Lo veo en el gesto de amigos, amantes, en pocos niños. Vivir como intento de equilibrio, emocional y prolongado. Pero, ¿alguien lo logra? Y, de poder lograrlo, ¿cuánto dura? Quizás lo que duran las sirenas de las ambulancias. Primero lejana, ahora se acerca, se aleja. Silencio. Porque ser o estar estable implica demasiados lazos entre lo visible y el olor de las naranjas, entre lo manido y lo nunca dicho, entre la sombra y la luz como abandono. Y uno mira el mundo, tan redondo, tan milagro, y no puede entender cómo es posible. La perfección mantiene el equilibrio. Y es imperfecto, estoy seguro.
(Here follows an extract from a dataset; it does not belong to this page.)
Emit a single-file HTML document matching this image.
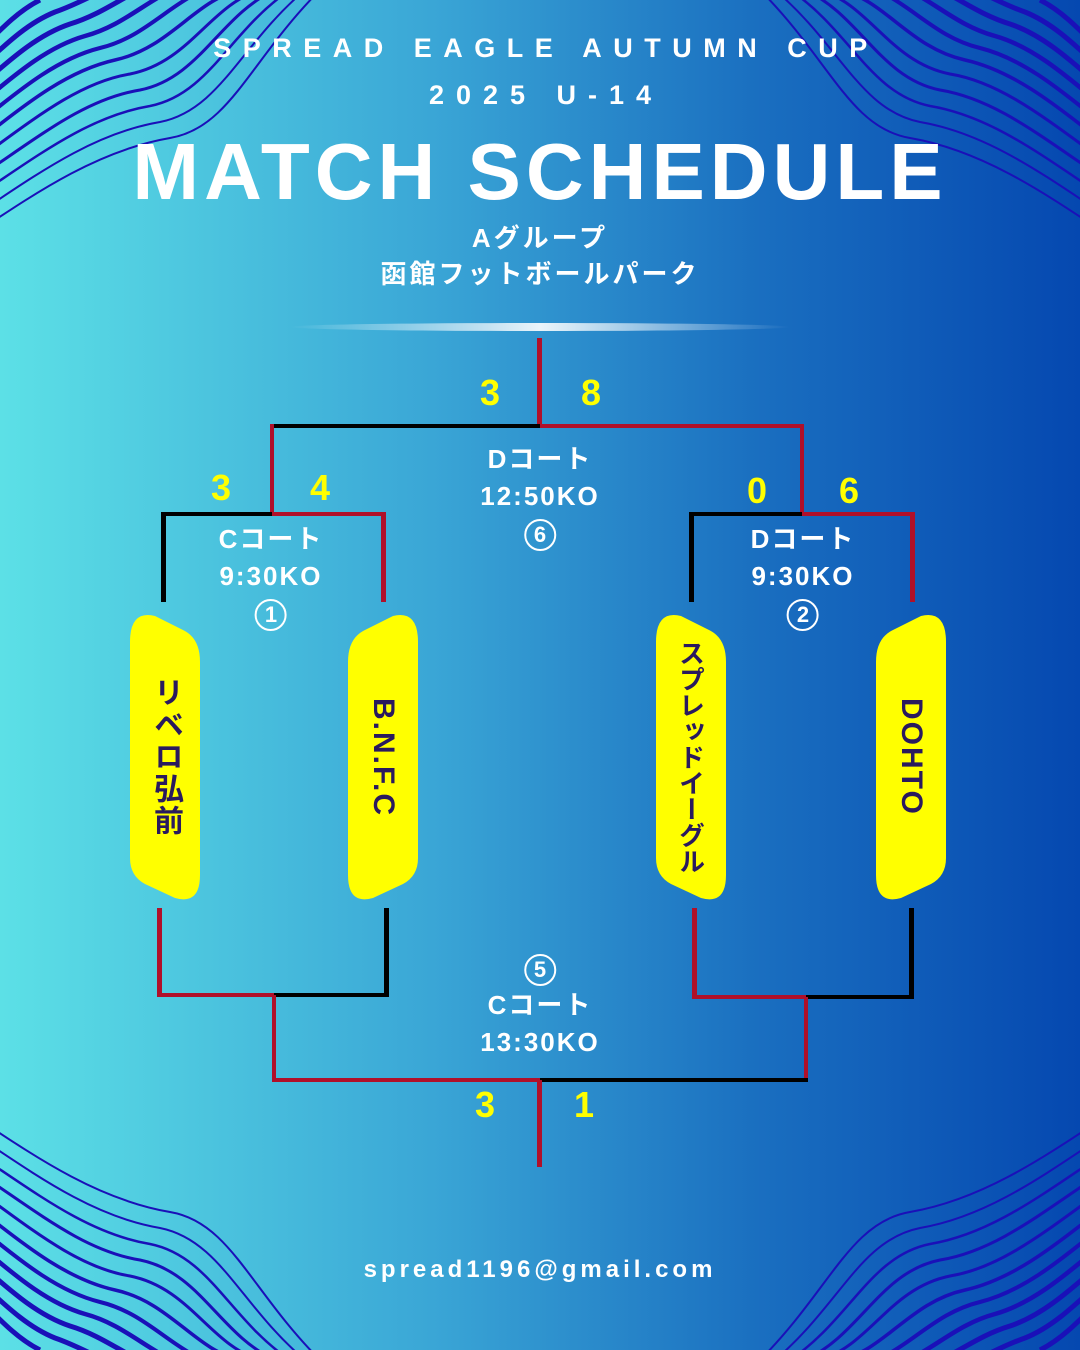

Aseguran que solamente puede conseguirse en movimiento, como si parar, respirarse y conquistar la calma fueran los primeros intentos para golpear el suelo. Tampoco pasa nada si caemos. Es más, desde ahí abajo nadie parece hacer pie, todos luchan con la contradicción diaria de hacer menos para ser un poco más. Levantamos la cabeza y vemos al equilibrista. Siempre supo qué hacer en estos casos. Añade otra naranja al aire, sostiene una cuchara en la nariz y ve el abismo sin mirarlo, nosotros.
Hay que tirar de sentido del humor, también de risas, los únicos capaces de enderezar pasos y piernas. Traen armonía al miedo y los colores, cierto respeto, imitan la vida en el mejor sentido de la inestabilidad. El equilibrista sigue a lo suyo, llega al otro lado y demuestra que es posible, cuestión de incompetencia inconsciente primero, luego competencia consciente, ruta sobre un cable pelado. Resulta que aceptarse es el primer paso de muchos… hasta que el equilibrio aguante.